Following my previous question, let $0 \lt c \lt 1$ and consider the statements $$\mathbb{P}[\{\omega\in \Omega: \forall \epsilon\gt 0 \ \exists N\in \mathbb{N} \ \forall n\ge N \ |X_n(\omega) - X(\omega)| \lt \epsilon \}] = c, \tag{1}$$ $$\forall \epsilon\gt 0 ,\ \ \ \ \mathbb{P}[\{\omega\in \Omega: \exists N\in \mathbb{N} \ \forall n\ge N \ |X_n(\omega) - X(\omega)| \lt \epsilon \}] = c. \tag{2}$$ I think in general the equivalence $(1) \iff (2)$ doesn't hold since the proof for the case $c = 1$ heavily relies on the value of probability and the proof doesn't seem to work for any other value except $c = 1$ (and maybe $c = 0$) but I couldn't construct a counterexample. Is my guess correct? If the answer is yes, then what counterexample can be given?

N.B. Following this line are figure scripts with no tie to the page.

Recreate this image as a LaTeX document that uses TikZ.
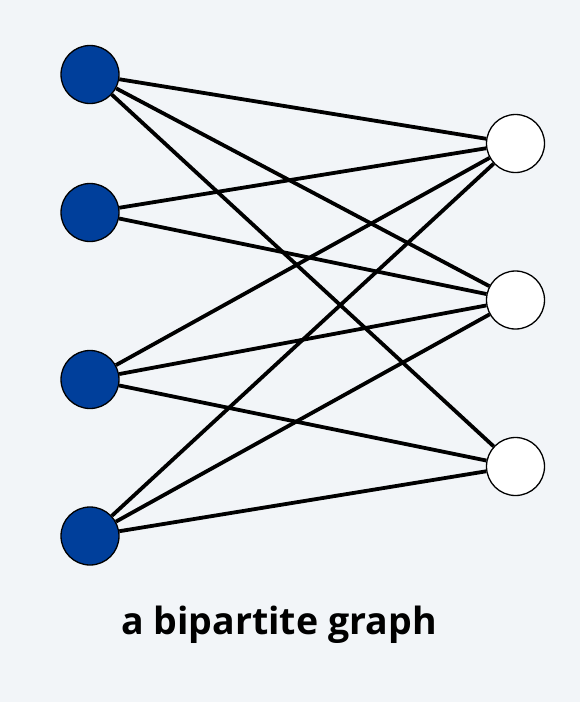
\documentclass[tikz,border=0pt]{standalone}
\usepackage{fontspec}
\setsansfont{Open Sans}
\definecolor{bgpaper}{RGB}{242,245,248}
\definecolor{leftblue}{RGB}{0,63,155}

\tikzset{
  vertex/.style={circle, draw=black, line width=1.3pt, inner sep=0pt, minimum size=58pt},
  leftvertex/.style={vertex, fill=leftblue},
  rightvertex/.style={vertex, fill=white},
  edge/.style={black, line width=3.8pt}
}

\begin{document}
\begin{tikzpicture}[x=1pt, y=-1pt]
\fill[bgpaper] (0,0) rectangle (580,702);
\useasboundingbox (0,0) rectangle (580,702);

% left side
\node[leftvertex] (l1) at (90,74.5) {};
\node[leftvertex] (l2) at (90,212.5) {};
\node[leftvertex] (l3) at (90,379.5) {};
\node[leftvertex] (l4) at (90,536) {};

% right side
\node[rightvertex] (r1) at (515.5,143.5) {};
\node[rightvertex] (r2) at (515.5,300) {};
\node[rightvertex] (r3) at (515.5,466.5) {};

\draw[edge] (l1) -- (r1);
\draw[edge] (l1) -- (r2);
\draw[edge] (l1) -- (r3);
\draw[edge] (l2) -- (r1);
\draw[edge] (l2) -- (r2);
\draw[edge] (l3) -- (r1);
\draw[edge] (l3) -- (r2);
\draw[edge] (l3) -- (r3);
\draw[edge] (l4) -- (r1);
\draw[edge] (l4) -- (r2);
\draw[edge] (l4) -- (r3);

\node[font=\sffamily\bfseries\fontsize{37.5}{42}\selectfont, anchor=base] (caption) at (279,634) {a bipartite graph};
\end{tikzpicture}
\end{document}
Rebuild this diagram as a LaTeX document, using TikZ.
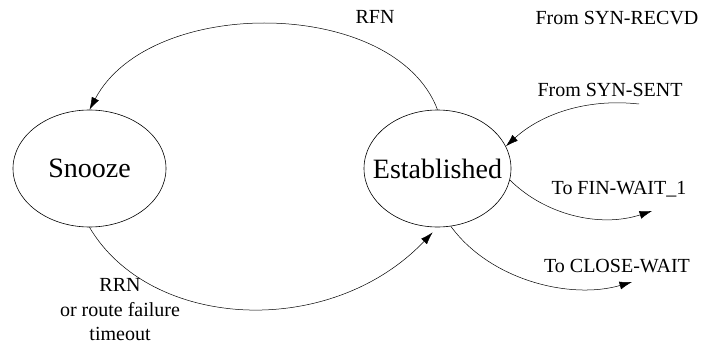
\documentclass[tikz,border=0pt]{standalone}
\usepackage{fontspec}
\setmainfont{Liberation Serif}
\usetikzlibrary{shapes.geometric,arrows.meta}
\begin{document}
\begin{tikzpicture}[x=1pt,y=-1pt,
  state/.style={draw,ellipse,inner sep=0pt,line width=0.6pt,font=\fontsize{28}{32}\selectfont},
  lbl/.style={font=\fontsize{20}{24.5}\selectfont,align=center,inner sep=0pt},
  conn/.style={line width=0.5pt,-{Latex[length=12.5pt,width=8pt]}}]
\useasboundingbox (0,0) rectangle (704,345);
\node[state,minimum width=153pt,minimum height=117pt] (snz) at (89.5,168.5) {\makebox[0pt]{Snooze}};
\node[state,minimum width=147pt,minimum height=117pt] (est) at (437.5,168.5) {\makebox[0pt]{Established}};
\node[lbl] (rfn) at (375,17) {RFN};
\node[lbl] (rrn) at (120,310) {RRN\\or route failure\\timeout};
\node[lbl] (recvd) at (617,18) {From SYN-RECVD};
\node[lbl] (sent) at (610,90) {From SYN-SENT};
\node[lbl] (fin) at (619,189) {To FIN-WAIT\_1};
\node[lbl] (close) at (617,266) {To CLOSE-WAIT};
\coordinate (sentstart) at (639,104);
\coordinate (finend) at (652,211);
\coordinate (closeend) at (632,282);
\draw[conn] (est.north) .. controls (395,-3) and (150,-5) .. (snz.north);
\draw[conn,shorten >=7pt] (snz.south) .. controls (150,330) and (330,340) .. (est.south);
\draw[conn] (sentstart) .. controls (585,98) and (540,115) .. (est.18);
\draw[conn] (est.-9) .. controls (545,215) and (600,228) .. (finend);
\draw[conn] (est.-77) .. controls (490,280) and (570,300) .. (closeend);
\end{tikzpicture}
\end{document}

Edit: Andrew's answer shows that $(2) \implies (1)$ is true. Let $A_\epsilon = \{\omega\in \Omega: \exists N\in \mathbb{N} \ \forall n\ge N \ |X_n(\omega) - X(\omega)| \lt \epsilon \}$ and $A = \cap_{\epsilon >0} A_{\epsilon}$. We want to show that $$\forall \epsilon \gt 0, \ \ P(A_\epsilon) = c \implies P(A) = c$$ holds. Define the conditional probability $\tilde{P}(\cdot) = P(\cdot \cap A_1)/P(A_1)$. Note that $\tilde{P}(\cdot)$ is well-defined since we have $P(A_1) \gt 0$: $$\forall \epsilon \gt 0, \ \ P(A_\epsilon) = c \implies P(A_1) = c \gt 0$$ Note that $(A_\epsilon)_{\epsilon \gt 0}$ is a nondecreasing family of subsets which means that $A_{\epsilon_1} \subseteq A_{\epsilon_2}$ for every $\epsilon_1 \le \epsilon_2$. So for $\epsilon \ge 1$ we have $A_1 \cap A_\epsilon = A_1$ and for $\epsilon \lt 1$ we have $A_1 \cap A_\epsilon = A_\epsilon$. This shows that $$\tilde{P}(A_{\epsilon}) = \begin{cases} P(A_1)/P(A_1) = 1, & \epsilon \ge 1 \\ P(A_\epsilon)/P(A_1) = c/c = 1, & \epsilon \lt 1 \end{cases}$$ By the previous result, this shows that $\tilde{P}(A) = 1$ and so $P(A) = P(A \cap A_1) = P(A_1) = c$. What about the other direction? Does it hold that $(1) \implies (2)$?
We use the notation in the comments. Define the probability measure $\tilde{\mathbb P}(\cdot) = \mathbb P(\cdot \cap A_1)/\mathbb P(A_1)$. Note $\tilde{\mathbb P}(A_\epsilon) = 1$ for all $\epsilon>0$. If $\epsilon\geq 1$, then $A_\epsilon\cap A_1 = A_1$. If $\epsilon \leq 1$, then per our hypothesis $$\tilde{\mathbb P}(A_\epsilon) = \mathbb P(A_\epsilon \cap A_1)/\mathbb P(A_1) = \mathbb P(A_\epsilon)/\mathbb P(A_1) = c/c=1$$ Continuity of measure therefore implies $X_n \to X$ $\tilde{\mathbb P}$ -almost surely. We conclude $\mathbb P(\lim X_n = X) = c$.